- GIVEN INSTRUCTION
Set down the data below from its first line to the line holding "4100,4200,4300,4400,4500,4600,4700,4800,4900,5000];", inclusive; omit all pictures.
** Start of STORED DATA **
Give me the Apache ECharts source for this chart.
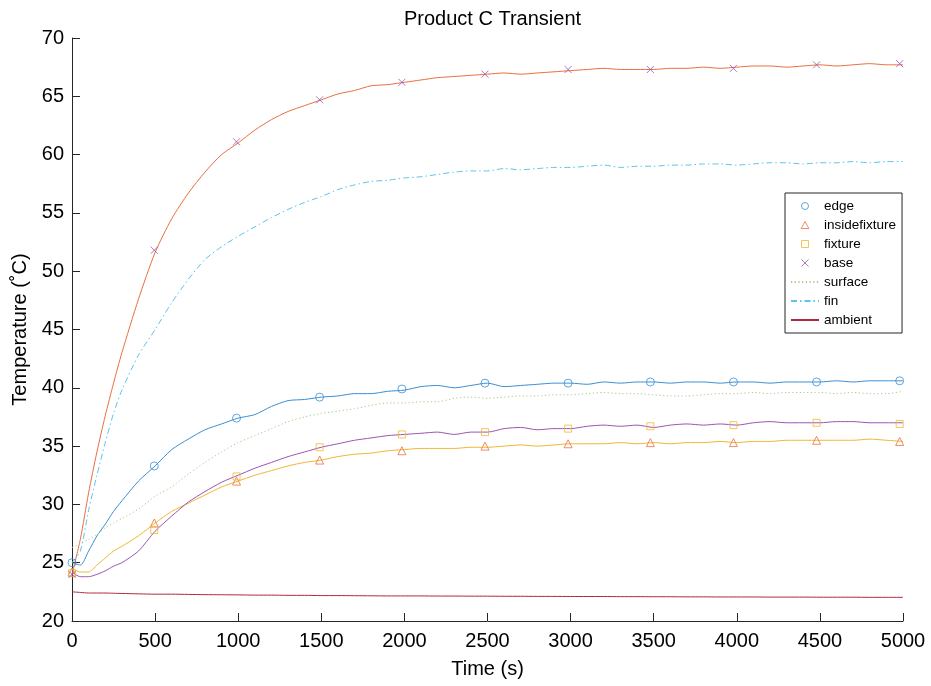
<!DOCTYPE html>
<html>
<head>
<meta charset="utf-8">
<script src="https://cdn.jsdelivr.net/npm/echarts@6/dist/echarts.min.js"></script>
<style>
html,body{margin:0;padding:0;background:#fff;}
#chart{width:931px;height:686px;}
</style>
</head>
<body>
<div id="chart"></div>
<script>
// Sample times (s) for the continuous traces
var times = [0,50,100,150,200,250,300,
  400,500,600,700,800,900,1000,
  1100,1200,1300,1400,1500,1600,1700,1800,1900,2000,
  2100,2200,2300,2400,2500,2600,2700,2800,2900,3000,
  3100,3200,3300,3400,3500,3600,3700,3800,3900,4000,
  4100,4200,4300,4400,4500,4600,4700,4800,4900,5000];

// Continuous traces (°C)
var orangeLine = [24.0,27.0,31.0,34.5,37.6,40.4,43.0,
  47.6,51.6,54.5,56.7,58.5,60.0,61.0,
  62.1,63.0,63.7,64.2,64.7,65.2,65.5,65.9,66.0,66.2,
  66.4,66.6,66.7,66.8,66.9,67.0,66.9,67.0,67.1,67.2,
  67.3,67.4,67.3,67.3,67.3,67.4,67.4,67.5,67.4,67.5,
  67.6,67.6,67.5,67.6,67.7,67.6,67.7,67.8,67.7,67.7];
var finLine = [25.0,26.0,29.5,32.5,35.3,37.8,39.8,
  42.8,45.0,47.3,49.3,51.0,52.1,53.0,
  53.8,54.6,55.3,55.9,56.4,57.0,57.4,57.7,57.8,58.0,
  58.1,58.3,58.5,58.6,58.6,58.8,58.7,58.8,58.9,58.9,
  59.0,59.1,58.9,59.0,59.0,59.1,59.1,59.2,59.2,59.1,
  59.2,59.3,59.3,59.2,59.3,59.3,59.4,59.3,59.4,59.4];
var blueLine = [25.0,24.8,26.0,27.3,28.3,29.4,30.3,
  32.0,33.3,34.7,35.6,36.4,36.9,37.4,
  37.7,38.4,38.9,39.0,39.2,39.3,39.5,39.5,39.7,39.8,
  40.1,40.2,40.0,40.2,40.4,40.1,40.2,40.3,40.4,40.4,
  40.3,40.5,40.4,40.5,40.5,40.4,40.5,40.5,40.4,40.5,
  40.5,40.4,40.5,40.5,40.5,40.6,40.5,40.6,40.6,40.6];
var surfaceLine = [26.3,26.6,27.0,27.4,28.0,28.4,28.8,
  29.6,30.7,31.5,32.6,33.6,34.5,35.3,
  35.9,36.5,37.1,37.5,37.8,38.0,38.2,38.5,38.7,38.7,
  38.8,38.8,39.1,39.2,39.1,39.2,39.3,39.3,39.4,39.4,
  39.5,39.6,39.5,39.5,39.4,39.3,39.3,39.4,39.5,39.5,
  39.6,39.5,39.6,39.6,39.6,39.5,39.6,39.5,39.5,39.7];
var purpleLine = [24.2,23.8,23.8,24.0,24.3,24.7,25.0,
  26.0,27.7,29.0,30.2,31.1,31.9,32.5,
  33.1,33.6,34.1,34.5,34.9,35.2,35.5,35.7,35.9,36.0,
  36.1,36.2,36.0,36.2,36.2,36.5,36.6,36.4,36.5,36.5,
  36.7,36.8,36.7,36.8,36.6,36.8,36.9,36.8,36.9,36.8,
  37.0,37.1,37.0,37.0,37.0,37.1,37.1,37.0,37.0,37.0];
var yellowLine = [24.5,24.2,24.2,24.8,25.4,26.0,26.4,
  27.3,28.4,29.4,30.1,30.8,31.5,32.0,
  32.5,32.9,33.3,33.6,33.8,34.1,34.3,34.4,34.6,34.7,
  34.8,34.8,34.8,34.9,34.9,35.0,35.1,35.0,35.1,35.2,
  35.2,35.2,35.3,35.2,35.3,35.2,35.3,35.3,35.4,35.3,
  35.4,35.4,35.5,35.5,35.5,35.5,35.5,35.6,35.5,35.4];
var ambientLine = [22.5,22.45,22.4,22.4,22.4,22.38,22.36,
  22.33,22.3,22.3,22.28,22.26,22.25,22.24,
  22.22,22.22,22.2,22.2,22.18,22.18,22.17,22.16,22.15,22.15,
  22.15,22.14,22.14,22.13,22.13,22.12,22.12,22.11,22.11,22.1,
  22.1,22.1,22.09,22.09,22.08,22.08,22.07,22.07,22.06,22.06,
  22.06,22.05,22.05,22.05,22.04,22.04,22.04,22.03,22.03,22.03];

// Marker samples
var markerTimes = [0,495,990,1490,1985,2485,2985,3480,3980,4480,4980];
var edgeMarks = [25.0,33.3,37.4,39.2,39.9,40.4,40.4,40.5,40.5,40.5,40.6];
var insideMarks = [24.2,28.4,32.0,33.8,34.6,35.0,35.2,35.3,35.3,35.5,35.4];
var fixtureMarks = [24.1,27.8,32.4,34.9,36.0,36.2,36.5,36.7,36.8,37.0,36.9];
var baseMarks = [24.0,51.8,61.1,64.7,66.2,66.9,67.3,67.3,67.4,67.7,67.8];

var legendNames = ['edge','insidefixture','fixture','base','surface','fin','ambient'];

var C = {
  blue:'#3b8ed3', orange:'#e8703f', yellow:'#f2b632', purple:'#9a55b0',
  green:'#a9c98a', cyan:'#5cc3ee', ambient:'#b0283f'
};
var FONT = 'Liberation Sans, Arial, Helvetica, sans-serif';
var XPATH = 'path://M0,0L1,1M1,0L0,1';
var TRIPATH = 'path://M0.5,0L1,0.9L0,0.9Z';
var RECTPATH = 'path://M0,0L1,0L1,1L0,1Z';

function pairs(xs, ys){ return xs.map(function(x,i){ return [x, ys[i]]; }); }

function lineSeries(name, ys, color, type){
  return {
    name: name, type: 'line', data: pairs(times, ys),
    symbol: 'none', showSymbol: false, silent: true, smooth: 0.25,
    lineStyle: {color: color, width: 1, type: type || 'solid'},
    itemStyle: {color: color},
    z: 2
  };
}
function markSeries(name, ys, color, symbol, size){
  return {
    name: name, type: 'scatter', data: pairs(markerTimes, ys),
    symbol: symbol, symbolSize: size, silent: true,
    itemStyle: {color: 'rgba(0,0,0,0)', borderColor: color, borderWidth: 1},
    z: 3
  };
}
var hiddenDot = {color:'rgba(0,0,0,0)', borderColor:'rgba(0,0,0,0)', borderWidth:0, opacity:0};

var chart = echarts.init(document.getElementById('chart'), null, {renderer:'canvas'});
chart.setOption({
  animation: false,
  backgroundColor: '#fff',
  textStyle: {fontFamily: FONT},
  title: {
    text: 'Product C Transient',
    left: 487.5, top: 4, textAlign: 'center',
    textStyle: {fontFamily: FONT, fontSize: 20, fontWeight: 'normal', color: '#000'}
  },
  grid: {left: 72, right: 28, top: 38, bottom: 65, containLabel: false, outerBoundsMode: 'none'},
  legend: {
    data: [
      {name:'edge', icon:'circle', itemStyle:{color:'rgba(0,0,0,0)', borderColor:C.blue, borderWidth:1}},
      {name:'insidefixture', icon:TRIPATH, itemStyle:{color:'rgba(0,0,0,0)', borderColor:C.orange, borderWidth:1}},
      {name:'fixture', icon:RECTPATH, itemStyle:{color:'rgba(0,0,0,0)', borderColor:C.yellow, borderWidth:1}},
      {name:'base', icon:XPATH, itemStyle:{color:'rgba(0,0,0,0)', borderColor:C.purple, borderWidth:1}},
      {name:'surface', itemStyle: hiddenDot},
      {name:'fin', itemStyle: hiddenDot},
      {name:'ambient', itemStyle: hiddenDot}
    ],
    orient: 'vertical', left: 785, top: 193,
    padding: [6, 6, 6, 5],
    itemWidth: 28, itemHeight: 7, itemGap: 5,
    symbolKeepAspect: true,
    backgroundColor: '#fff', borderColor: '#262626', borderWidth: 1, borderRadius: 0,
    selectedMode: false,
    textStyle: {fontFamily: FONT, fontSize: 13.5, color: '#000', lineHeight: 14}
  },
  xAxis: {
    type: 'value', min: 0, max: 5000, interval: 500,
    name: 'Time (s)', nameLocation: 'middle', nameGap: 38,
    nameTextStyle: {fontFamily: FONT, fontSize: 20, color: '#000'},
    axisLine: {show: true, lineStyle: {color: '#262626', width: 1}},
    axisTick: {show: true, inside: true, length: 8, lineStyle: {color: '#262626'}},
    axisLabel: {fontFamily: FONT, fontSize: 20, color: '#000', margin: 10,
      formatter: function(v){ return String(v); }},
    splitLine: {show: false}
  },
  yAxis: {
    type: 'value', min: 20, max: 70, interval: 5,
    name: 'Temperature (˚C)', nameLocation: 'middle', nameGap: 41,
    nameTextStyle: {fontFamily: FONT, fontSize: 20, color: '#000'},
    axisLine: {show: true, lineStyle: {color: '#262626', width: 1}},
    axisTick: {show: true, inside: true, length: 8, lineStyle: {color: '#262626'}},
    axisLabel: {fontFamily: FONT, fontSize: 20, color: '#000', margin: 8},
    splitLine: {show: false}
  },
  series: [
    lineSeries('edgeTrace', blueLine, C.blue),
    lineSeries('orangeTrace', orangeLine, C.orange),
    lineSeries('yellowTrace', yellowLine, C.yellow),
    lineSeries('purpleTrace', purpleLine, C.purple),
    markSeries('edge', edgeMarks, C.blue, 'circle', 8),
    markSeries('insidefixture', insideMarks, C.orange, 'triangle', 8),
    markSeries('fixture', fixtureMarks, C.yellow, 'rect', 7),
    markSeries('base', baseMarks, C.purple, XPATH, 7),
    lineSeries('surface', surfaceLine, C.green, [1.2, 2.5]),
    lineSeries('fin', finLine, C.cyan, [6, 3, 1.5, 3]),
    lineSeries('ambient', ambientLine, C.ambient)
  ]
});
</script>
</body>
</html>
** End of STORED DATA **
- PROBLEM SOLUTION
Give me the Apache ECharts source for this chart.
<!DOCTYPE html>
<html>
<head>
<meta charset="utf-8">
<script src="https://cdn.jsdelivr.net/npm/echarts@6/dist/echarts.min.js"></script>
<style>
html,body{margin:0;padding:0;background:#fff;}
#chart{width:931px;height:686px;}
</style>
</head>
<body>
<div id="chart"></div>
<script>
// Sample times (s) for the continuous traces
var times = [0,50,100,150,200,250,300,
  400,500,600,700,800,900,1000,
  1100,1200,1300,1400,1500,1600,1700,1800,1900,2000,
  2100,2200,2300,2400,2500,2600,2700,2800,2900,3000,
  3100,3200,3300,3400,3500,3600,3700,3800,3900,4000,
  4100,4200,4300,4400,4500,4600,4700,4800,4900,5000];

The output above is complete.